S'il y a parmi les visiteurs un dont je n'aurais pas voulu rater la visite, c'est celui dont l'épouse disait, parlant de sa relation avec un de ses amis : "séparés, ils sont chacun intelligent, mais dès qu'ils sont ensemble, ils deviennent cons".
Les visites à l’hôte m’avaient rendue quelque peu jalouse. Parmi celles-ci, celle de cousins communs, un couple des plus sympathiques, qui ont du s’étonner de ma nouvelle quête, leur demander le ŋuuñji* (cadeaux entre cousins à l'occasion des fêtes). La jalousie m’avait fait oublier que jusque là je ne sollicitais d'eux que leur participation au blog.
Et moi alors !
Ne dit-on pas que la jalousie, l’envie, la rancune et tous ces délicieux poisons qui nous rongent le cœur sont des sentiments nocifs.
Je me retournais alors vers ce cœur dont ma mère disait qu'il était le moins « propre » parmi ceux de tous ses enfants. Il me fallait le laver, ce cœur. Seul un cœur propre me permettrait de recueillir des Peuls leur savoir que je voulais destiner à notre grenier virtuel. Même si eux n’écrivent pas - ou peu - leurs mots, leurs réflexions, leurs avis constituent une richesse. Seul un cœur débarrassé de tout poison pourrait maîtriser ce besoin de quémander sans cesse. Comme si le savoir se quémandait !
Seul un cœur pur me donnerait la force de faire connaitre et apprécier les efforts de ces jeunes espoirs que sont, entre autres, Oumar, Maadu, Pape, Baba Seïdi, Ibrahima Falilou …, avec le vœu sincère qu’ils ne tarderont pas à transformer un jour leurs contributions en œuvres littéraires.
Allez, j’arrête là pour l’instant et je passe la plume à un autre visiteur, un jeune homme avide de savoirs, dont la quête s'inscrit pleinement dans les ambitions du blog.
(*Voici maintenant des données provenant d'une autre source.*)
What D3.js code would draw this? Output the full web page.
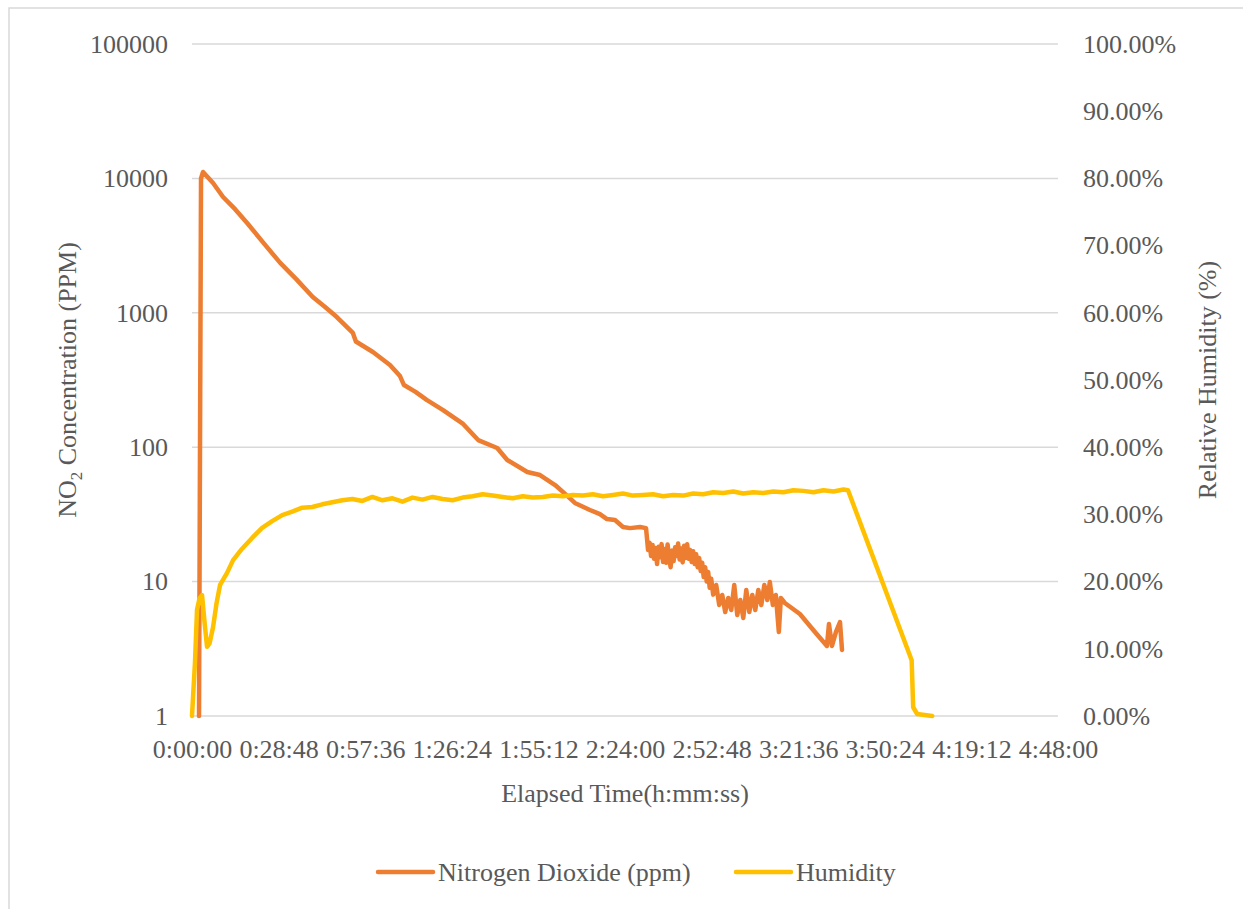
<!DOCTYPE html>
<html>
<head>
<meta charset="utf-8">
<script src="https://cdn.jsdelivr.net/npm/d3@7"></script>
<style>
body { margin: 0; background: #fff; }
text { font-family: "Liberation Serif", "Times New Roman", serif; fill: #595959; }
</style>
</head>
<body>
<script>
let width = 1243;
let height = 909;

// elapsed time in seconds
let no2Time = [140, 180, 220, 420, 620, 860, 1100, 1430, 1760, 2080, 2410, 2650, 2890, 3210, 3270, 3610, 3950, 4150, 4230,
	4460, 4690, 5010, 5410, 5710, 6090, 6290, 6690, 6945, 7245, 7445, 7640, 7940, 8140, 8280, 8440,
	8600, 8740, 8940, 9060,
	9100, 9130, 9160, 9190, 9220, 9250, 9280, 9310, 9340, 9370, 9400, 9430, 9460, 9490, 9520,
	9550, 9580, 9610, 9640, 9670, 9700, 9730, 9760, 9790, 9820, 9850, 9880, 9910, 9940, 9970,
	10000, 10030, 10060, 10090, 10120, 10150, 10180, 10210, 10240, 10270, 10300, 10330, 10360, 10400,
	10460, 10520, 10580, 10640, 10700, 10760, 10820, 10880,
	10940, 11000, 11060, 11120, 11180, 11240, 11300, 11360, 11420, 11480, 11530, 11590, 11650, 11710, 11750,
	11830, 12130, 12430, 12670, 12710, 12770, 12850, 12930, 12970];
let no2Value = [1, 10000, 11160, 9240, 7270, 5900, 4660, 3300, 2350, 1780, 1312, 1110, 930, 708, 612, 511, 409, 338, 290,
	258, 224, 189, 149, 113, 98.6, 80.3, 65.4, 62.1, 52.3, 44.9, 38.5, 34.1, 31.8, 29.2, 28.7,
	25.5, 25.0, 25.5, 25.0,
	17.2, 19.5, 15.5, 18.7, 14.8, 17.8, 13.5, 18.2, 15.2, 19.0, 14.0, 17.5, 13.8, 18.9, 15.0,
	12.8, 17.0, 14.2, 18.0, 15.5, 19.2, 14.6, 17.6, 13.9, 18.5, 15.0, 19.0, 14.8, 17.2, 14.0,
	16.8, 13.5, 16.0, 12.8, 15.0, 12.0, 13.8, 10.8, 12.8, 10.0, 11.8, 9.0, 10.5, 8.0,
	9.44, 6.70, 7.95, 5.94, 7.55, 6.15, 9.44, 5.64,
	7.3, 5.36, 8.66, 5.94, 7.95, 6.15, 8.66, 6.7, 9.44, 7.3, 9.93, 6.7, 7.95, 4.22, 7.55,
	6.93, 5.74, 4.22, 3.32, 4.84, 3.32, 4.22, 5.0, 3.1];

let humTime = [0, 60, 100, 150, 200, 250, 300, 350, 420, 490, 560, 700, 820, 1000, 1200,
	1400, 1600, 1800, 2000, 2200, 2400, 2600, 2800, 3000, 3200,
	3400, 3600, 3800, 4000, 4200, 4400, 4600, 4800, 5000, 5200,
	5400, 5600, 5800, 6000, 6200, 6400, 6600, 6800, 7000, 7200,
	7400, 7600, 7800, 8000, 8200, 8400, 8600, 8800, 9000, 9200,
	9400, 9600, 9800, 10000, 10200, 10400, 10600, 10800, 11000, 11200,
	11400, 11600, 11800, 12000, 12200, 12400, 12600, 12800, 13000,
	13090, 14360, 14390, 14470, 14770];
// percent
let humValue = [0, 8, 15.8, 17.5, 18.0, 14, 10.3, 10.8, 13.2, 16.8, 19.5, 21.3, 23.2, 24.9, 26.5,
	28.0, 29.0, 29.9, 30.4, 31.0, 31.1, 31.5, 31.8, 32.1, 32.3,
	32.0, 32.6, 32.1, 32.4, 31.9, 32.5, 32.2, 32.6, 32.3, 32.1,
	32.5, 32.7, 33.0, 32.8, 32.6, 32.4, 32.7, 32.5, 32.6, 32.8,
	32.7, 32.9, 32.8, 33.0, 32.7, 32.9, 33.1, 32.8, 32.9, 33.0,
	32.7, 32.9, 32.8, 33.1, 33.0, 33.3, 33.2, 33.4, 33.1, 33.3,
	33.2, 33.4, 33.3, 33.6, 33.5, 33.3, 33.6, 33.4, 33.7,
	33.6, 8.3, 1.3, 0.3, 0];

let leftTicks = [1, 10, 100, 1000, 10000, 100000];
let rightTicks = [0, 0.1, 0.2, 0.3, 0.4, 0.5, 0.6, 0.7, 0.8, 0.9, 1.0];
let timeTicks = d3.range(0, 17281, 1728);

let seriesNames = ['Nitrogen Dioxide (ppm)', 'Humidity'];
let colors = ['#ED7D31', '#FFC000'];

let svg = d3.select('body').append('svg')
	.attr('width', width)
	.attr('height', height);

// chart border
svg.append('rect')
	.attr('x', 9)
	.attr('y', 8)
	.attr('width', width)
	.attr('height', height)
	.style('fill', 'none')
	.style('stroke', '#d9d9d9')
	.style('stroke-width', 1.5);

let x = d3.scaleLinear().domain([0, 17280]).range([192, 1058]);
let yL = d3.scaleLog().domain([1, 100000]).range([716, 44]);
let yR = d3.scaleLinear().domain([0, 1]).range([716, 44]);

function hms(s) {
	let h = Math.floor(s / 3600);
	let m = Math.floor((s % 3600) / 60);
	let sec = Math.round(s % 60);
	return h + ':' + String(m).padStart(2, '0') + ':' + String(sec).padStart(2, '0');
}

// gridlines
svg.append('g').selectAll('line')
	.data(leftTicks)
	.enter().append('line')
	.attr('x1', x.range()[0])
	.attr('x2', x.range()[1])
	.attr('y1', d => yL(d))
	.attr('y2', d => yL(d))
	.style('stroke', '#d9d9d9')
	.style('stroke-width', 1.5);

function styleAxis(g) {
	g.select('.domain').remove();
	g.selectAll('text')
		.style('font-family', '"Liberation Serif", "Times New Roman", serif')
		.style('font-size', '26px')
		.style('fill', '#595959');
}

svg.append('g')
	.attr('transform', 'translate(192,0)')
	.call(d3.axisLeft(yL).tickValues(leftTicks).tickFormat(d3.format('d')).tickSize(0).tickPadding(24))
	.call(styleAxis);

svg.append('g')
	.attr('transform', 'translate(1058,0)')
	.call(d3.axisRight(yR).tickValues(rightTicks).tickFormat(d3.format('.2%')).tickSize(0).tickPadding(25))
	.call(styleAxis);

svg.append('g')
	.attr('transform', 'translate(0,716)')
	.call(d3.axisBottom(x).tickValues(timeTicks).tickFormat(hms).tickSize(0).tickPadding(24))
	.call(styleAxis);

// axis titles
svg.append('text')
	.attr('x', 625)
	.attr('y', 802)
	.attr('text-anchor', 'middle')
	.style('font-size', '26px')
	.text('Elapsed Time(h:mm:ss)');

let leftTitle = svg.append('text')
	.attr('transform', 'translate(76,380) rotate(-90)')
	.attr('text-anchor', 'middle')
	.style('font-size', '26px');
leftTitle.append('tspan').text('NO');
leftTitle.append('tspan').attr('dy', 6).style('font-size', '17px').text('2');
leftTitle.append('tspan').attr('dy', -6).text(' Concentration (PPM)');

svg.append('text')
	.attr('transform', 'translate(1216,380) rotate(-90)')
	.attr('text-anchor', 'middle')
	.style('font-size', '26px')
	.text('Relative Humidity (%)');

// series
let no2Line = d3.line()
	.x(d => x(d[0]))
	.y(d => yL(d[1]));

let humLine = d3.line()
	.x(d => x(d[0]))
	.y(d => yR(d[1] / 100));

svg.append('path')
	.datum(d3.zip(no2Time, no2Value))
	.attr('d', no2Line)
	.style('fill', 'none')
	.style('stroke', colors[0])
	.style('stroke-width', 4.5)
	.style('stroke-linejoin', 'round')
	.style('stroke-linecap', 'round');

svg.append('path')
	.datum(d3.zip(humTime, humValue))
	.attr('d', humLine)
	.style('fill', 'none')
	.style('stroke', colors[1])
	.style('stroke-width', 4.5)
	.style('stroke-linejoin', 'round')
	.style('stroke-linecap', 'round');

// legend
let legendX = [378, 736];
for (let i = 0; i < seriesNames.length; i++) {
	svg.append('line')
		.attr('x1', legendX[i])
		.attr('x2', legendX[i] + 55)
		.attr('y1', 872)
		.attr('y2', 872)
		.style('stroke', colors[i])
		.style('stroke-width', 4.5)
		.style('stroke-linecap', 'round');
	svg.append('text')
		.attr('x', legendX[i] + 60)
		.attr('y', 881)
		.style('font-size', '26px')
		.text(seriesNames[i]);
}
</script>
</body>
</html>
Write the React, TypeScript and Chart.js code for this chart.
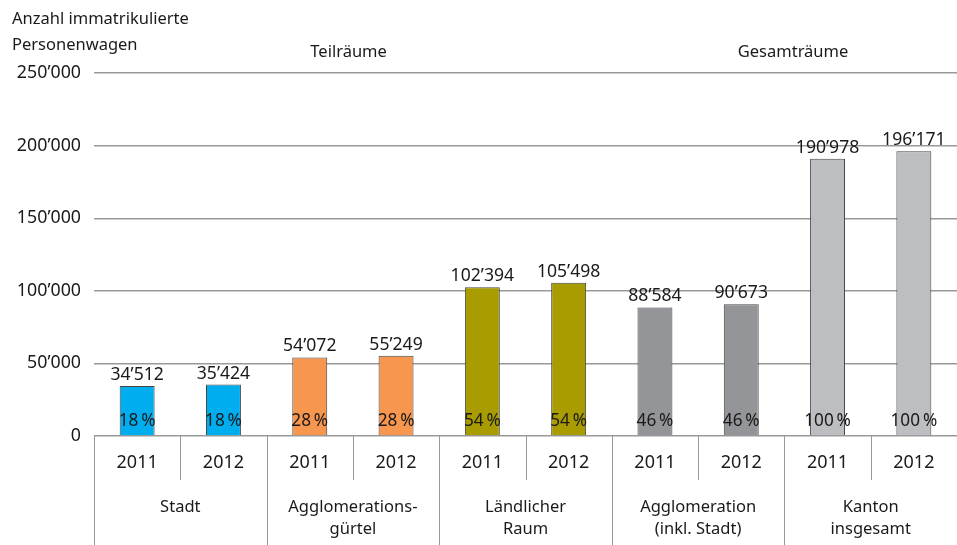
import React, { useEffect, useRef } from "react";
import { Chart, registerables } from "chart.js";

Chart.register(...registerables);

const years = ["2011", "2012", "2011", "2012", "2011", "2012", "2011", "2012", "2011", "2012"];
const groupLabels: string[][] = [
  ["Stadt"],
  ["Agglomerations-", "gürtel"],
  ["Ländlicher", "Raum"],
  ["Agglomeration", "(inkl. Stadt)"],
  ["Kanton", "insgesamt"],
];
const values = [34512, 35424, 54072, 55249, 102394, 105498, 88584, 90673, 190978, 196171];
const shares = [18, 18, 28, 28, 54, 54, 46, 46, 100, 100];
const groupColors = ["#00AEEF", "#F7964F", "#A89C00", "#949598", "#BDBEC1"];
const yTitle = ["Anzahl immatrikulierte", "Personenwagen"];
const headers = [
  { text: "Teilräume", at: 2.45 },
  { text: "Gesamträume", at: 7.6 },
];
const yMax = 250000;
const yStep = 50000;

const FONT = "'Noto Sans', 'Open Sans', sans-serif";
const TEXT = "#1a1a1a";
const LINE = "#999999";

function fmt(n: number): string {
  return String(n).replace(/\B(?=(\d{3})+(?!\d))/g, "\u2019");
}

const overlay = {
  id: "overlay",
  afterDraw(chart: any) {
    const ctx = chart.ctx as CanvasRenderingContext2D;
    const x = chart.scales.x;
    const y = chart.scales.y;
    const n = values.length;
    const w = (x.right - x.left) / n;
    const base = y.getPixelForValue(0);
    const H = chart.height;
    ctx.save();
    ctx.fillStyle = TEXT;
    ctx.textAlign = "center";

    // value labels & percent labels
    for (let i = 0; i < n; i++) {
      const cx = x.getPixelForValue(i);
      const top = y.getPixelForValue(values[i]);
      ctx.font = `17.6px ${FONT}`;
      ctx.textBaseline = "alphabetic";
      ctx.fillText(fmt(values[i]), cx, top - 6);
      ctx.font = `17.2px ${FONT}`;
      ctx.textBaseline = "middle";
      ctx.fillText(`${shares[i]}\u2009%`, cx, base - 15);
    }

    // table lines
    ctx.strokeStyle = LINE;
    ctx.lineWidth = 1;
    ctx.beginPath();
    for (let i = 0; i <= n; i++) {
      const lx = Math.round(x.left + i * w) + 0.5;
      const bottom = i % 2 === 0 ? H : base + 44;
      ctx.moveTo(lx, base);
      ctx.lineTo(lx, bottom);
    }
    ctx.stroke();

    // year labels
    ctx.font = `18px ${FONT}`;
    ctx.textBaseline = "middle";
    for (let i = 0; i < n; i++) {
      ctx.fillText(years[i], x.getPixelForValue(i), base + 27);
    }
    // group labels
    ctx.font = `16.5px ${FONT}`;
    for (let g = 0; g < groupLabels.length; g++) {
      const cx = x.left + (2 * g + 1) * w;
      groupLabels[g].forEach((t, k) => {
        ctx.fillText(t, cx, base + 71 + k * 22);
      });
    }

    // headers
    ctx.font = `16.5px ${FONT}`;
    for (const h of headers) {
      ctx.fillText(h.text, x.getPixelForValue(h.at), 52);
    }

    // y title
    ctx.textAlign = "left";
    yTitle.forEach((t, k) => ctx.fillText(t, 12, 19 + k * 26));
    ctx.restore();
  },
};

export default function App() {
  const ref = useRef<HTMLCanvasElement | null>(null);
  useEffect(() => {
    if (!ref.current) return;
    const colors = values.map((_, i) => groupColors[Math.floor(i / 2)]);
    const chart = new Chart(ref.current, {
      type: "bar",
      data: {
        labels: years,
        datasets: [
          {
            data: values,
            backgroundColor: colors,
            borderColor: "#454545",
            borderWidth: 1,
            categoryPercentage: 1,
            barPercentage: 0.405,
          },
        ],
      },
      options: {
        animation: false,
        responsive: true,
        maintainAspectRatio: false,
        layout: { padding: { top: 73, bottom: 109, left: 0, right: 0 } },
        plugins: { legend: { display: false }, tooltip: { enabled: false }, title: { display: false } },
        scales: {
          x: { display: false },
          y: {
            min: 0,
            max: yMax,
            border: { display: false },
            grid: { color: LINE, lineWidth: 1.4, drawTicks: false },
            ticks: {
              stepSize: yStep,
              padding: 13,
              color: TEXT,
              font: { family: FONT, size: 17.8 },
              callback: (v: any) => fmt(Number(v)),
            },
            afterFit: (s: any) => {
              s.width = 94;
            },
          },
        },
      },
      plugins: [overlay],
    });
    return () => chart.destroy();
  }, []);
  return (
    <div style={{ position: "fixed", left: 0, top: 0, width: 957, height: 545, background: "#fff" }}>
      <canvas ref={ref} />
    </div>
  );
}
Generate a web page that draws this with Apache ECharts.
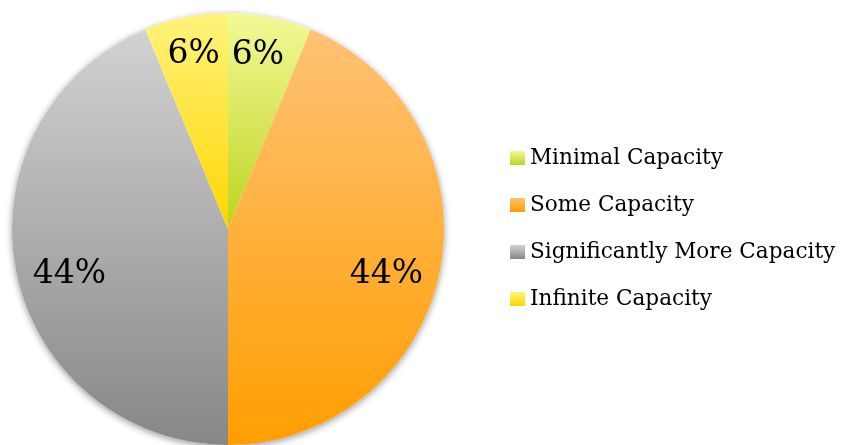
<!DOCTYPE html>
<html>
<head>
<meta charset="utf-8">
<script src="https://cdn.jsdelivr.net/npm/echarts@6/dist/echarts.min.js"></script>
<style>
  html, body { margin: 0; padding: 0; background: #fff; }
  #chart { width: 842px; height: 445px; }
</style>
</head>
<body>
<div id="chart"></div>
<script>
// Share of respondents per capacity level (percent)
const categories = ['Minimal Capacity', 'Some Capacity', 'Significantly More Capacity', 'Infinite Capacity'];
const shares = [6.25, 43.75, 43.75, 6.25];
const labels = ['6%', '44%', '44%', '6%'];

// Vertical gradient per slice: [top, bottom]
const gradients = [
  ['#F3FA98', '#BCD31E'],
  ['#FFC275', '#FF9E00'],
  ['#D2D2D2', '#878787'],
  ['#FFF37C', '#FFD600']
];
// Where each value label sits: fraction of radius, and angle (deg, clockwise from 12 o'clock)
const labelReach = [0.80, 0.75, 0.75, 0.81];
const labelAngle = [9.8, 106.2, 253.9, 348.9];

const CX = 228, CY = 229, R = 216;

function grad(c) {
  return new echarts.graphic.LinearGradient(0, 0, 0, 1, [
    { offset: 0, color: c[0] },
    { offset: 1, color: c[1] }
  ]);
}

const total = shares.reduce((a, b) => a + b, 0);
// mid angle of each slice, clockwise from 12 o'clock (radians)
const midAngles = [];
let acc = 0;
shares.forEach(v => {
  midAngles.push(((acc + v / 2) / total) * 2 * Math.PI);
  acc += v;
});

const chart = echarts.init(document.getElementById('chart'), null, { renderer: 'canvas' });
chart.setOption({
  animation: false,
  legend: {
    orient: 'vertical',
    left: 505,
    top: 142,
    itemWidth: 15,
    itemHeight: 14,
    itemGap: 25,
    icon: 'rect',
    textStyle: { fontFamily: 'DejaVu Serif', fontSize: 21.6, lineHeight: 22, color: '#000' },
    data: categories
  },
  series: [
    {
      // soft drop shadow under the disc
      type: 'pie',
      silent: true,
      center: [CX, CY],
      radius: [0, R],
      z: 1,
      label: { show: false },
      labelLine: { show: false },
      itemStyle: {
        color: '#fff',
        shadowBlur: 7,
        shadowColor: 'rgba(0,0,0,0.4)',
        shadowOffsetY: 2
      },
      data: [{ value: 1, name: '' }],
      legendHoverLink: false
    },
    {
      type: 'pie',
      center: [CX, CY],
      radius: [0, R],
      startAngle: 90,
      clockwise: true,
      z: 2,
      avoidLabelOverlap: false,
      data: categories.map((name, i) => ({
        name,
        value: shares[i],
        itemStyle: { color: grad(gradients[i]) }
      })),
      itemStyle: { borderWidth: 0 },
      label: {
        show: true,
        position: 'inside',
        formatter: p => labels[p.dataIndex],
        fontFamily: 'DejaVu Serif',
        fontSize: 33,
        color: '#000'
      },
      labelLine: { show: false },
      labelLayout: p => {
        // move each label from the default mid-radius spot to its own spot
        const i = p.dataIndex;
        const a0 = midAngles[i];
        const a1 = labelAngle[i] * Math.PI / 180;
        const r0 = 0.5 * R, r1 = labelReach[i] * R;
        return {
          dx: Math.sin(a1) * r1 - Math.sin(a0) * r0,
          dy: -Math.cos(a1) * r1 + Math.cos(a0) * r0
        };
      }
    }
  ]
});
</script>
</body>
</html>
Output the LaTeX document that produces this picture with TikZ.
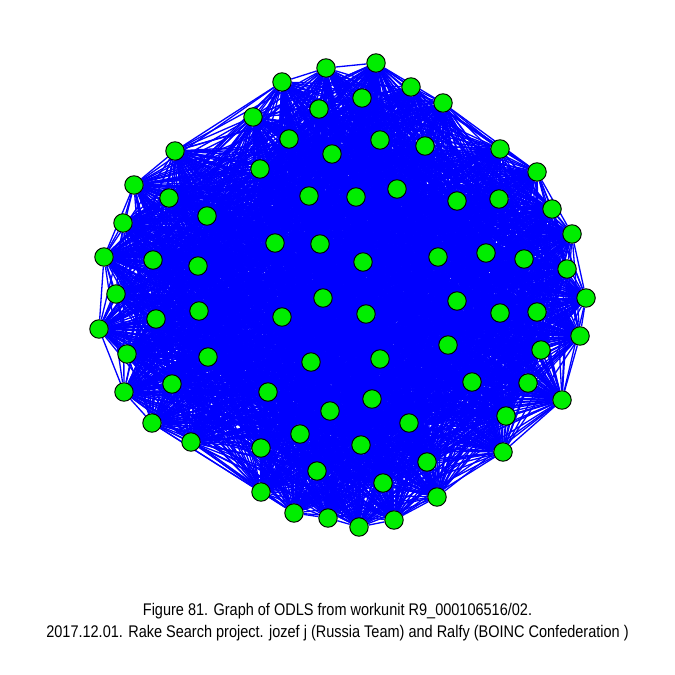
\documentclass[tikz,border=0pt]{standalone}
\usepackage{fontspec}
\newfontfamily\capfont[FakeStretch=0.86]{Liberation Sans}
\definecolor{vgreen}{RGB}{0,238,0}
\pgfdeclarelayer{back}
\pgfsetlayers{back,main}
\tikzset{
  vertex/.style={circle,draw=black,fill=vgreen,line width=0.55pt,minimum size=0.37cm,inner sep=0pt},
  link/.style={draw=blue,line width=0.75pt},
  caption/.style={align=center,font=\capfont\fontsize{9.6}{12.4}\selectfont}
}

\begin{document}
\begin{tikzpicture}[x=0.02cm,y=-0.02cm]

\useasboundingbox (0,0) rectangle (675,675);

% vertices
\foreach \n/\x/\y in {1/282/82,2/326/68,3/376/63,4/411/87,5/443/103,6/319/109,7/362/98,
  8/253/117,9/289/139,10/332/154,11/380/140,12/425/146,13/500/149,14/537/172,
  15/175/151,16/260/169,17/134/185,18/169/198,19/309/196,20/356/197,21/397/189,
  22/457/201,23/499/199,24/552/209,25/123/223,26/207/216,27/572/234,28/104/257,
  29/153/260,30/198/266,31/275/243,32/320/244,33/363/262,34/438/257,35/486/253,
  36/524/259,37/567/269,38/116/294,39/586/298,40/99/329,41/156/319,42/199/311,
  43/282/317,44/323/298,45/366/314,46/457/301,47/500/313,48/537/312,49/580/336,
  50/127/354,51/208/357,52/311/362,53/380/359,54/448/345,55/541/350,56/124/392,
  57/172/384,58/268/392,59/330/411,60/372/399,61/472/382,62/528/383,63/562/400,
  64/152/423,65/191/442,66/300/434,67/361/445,68/409/423,69/506/416,70/261/448,
  71/317/471,72/427/462,73/503/452,74/383/483,75/261/492,76/437/497,77/294/513,
  78/328/518,79/359/527,80/394/520}
  \node[vertex] (v\n) at (\x,\y) {};

% edges
\begin{pgfonlayer}{back}
\foreach \i in {1,...,79} {
  \pgfmathtruncatemacro\nxt{\i+1}
  \foreach \j in {\nxt,...,80} {
    \pgfmathtruncatemacro\h{mod(mod(\i*\j,97)*31+\i*17+\j*11,13)}
    \ifnum\h>1 \draw[link] (v\i) -- (v\j); \fi
  }
}
\end{pgfonlayer}

\node[caption] (cap) at (337.5,622) {Figure 81. Graph of ODLS from workunit R9\_000106516/02.\\
2017.12.01. Rake Search project. jozef j (Russia Team) and Ralfy (BOINC Confederation )};

\end{tikzpicture}
\end{document}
Il s'agit d'un extrait d'une lettre adressée à un de ses aînés.
« Très cher Deede, (…) Il y’a quelques années, le jeune homme qui cherchait pêle-mêle à déchiffrer le monde, trouver un sens à sa vie, comprendre ce que signifiait être peul et mauritanien et africain, voir comment il pouvait être utile d’une façon ou d’une autre, ce jeune homme que j’étais a voulu faire de toi un mentor et un maître à penser à travers une série de correspondances. Les circonstances en ont décidé autrement. Temporairement seulement, au vu de nos discussions de ces dernières semaines. Mes questionnements, loin de diminuer sont allés crescendo. Tout n’a pas été dit durant ces passionnants week-ends. Mais suffisamment pour me convaincre de la complexité du monde, de notre pays, de nos gens et de leurs interactions. Je me suis rendu compte de ma tendance insoupçonnée à la simplification confortablement fausse. J’ai surtout découvert l’étendue de mon ignorance. Paradoxalement cette ignoranceme réjouit car elle va de pair avec le plaisir intellectuel immense qui accompagne le dessillement (souvent laborieux) des yeux. Ce que j’ai entrevu à travers nos discussions, c’est, envers et contre l’inclination dominante chez nous, l’exaltation de la raison, la primauté de la réflexion et de la pensée scientifique. Avec pour inévitable corollaire la douceur inconfortable du doute. La responsabilité subséquente de l’Homme de bâtir son paradis ici et maintenant (l’autre étant par trop incertain pour rafler toute la mise). J’ai touché du doigt l’humanité d’un peuple que j’ai pu rejeter en bloc. (…) M.B.
Safi Ba
Dans le blog ou ailleurs, la ronde des visites poursuivra son chemin qui, je l’espère ne sera pas trop long pour vous.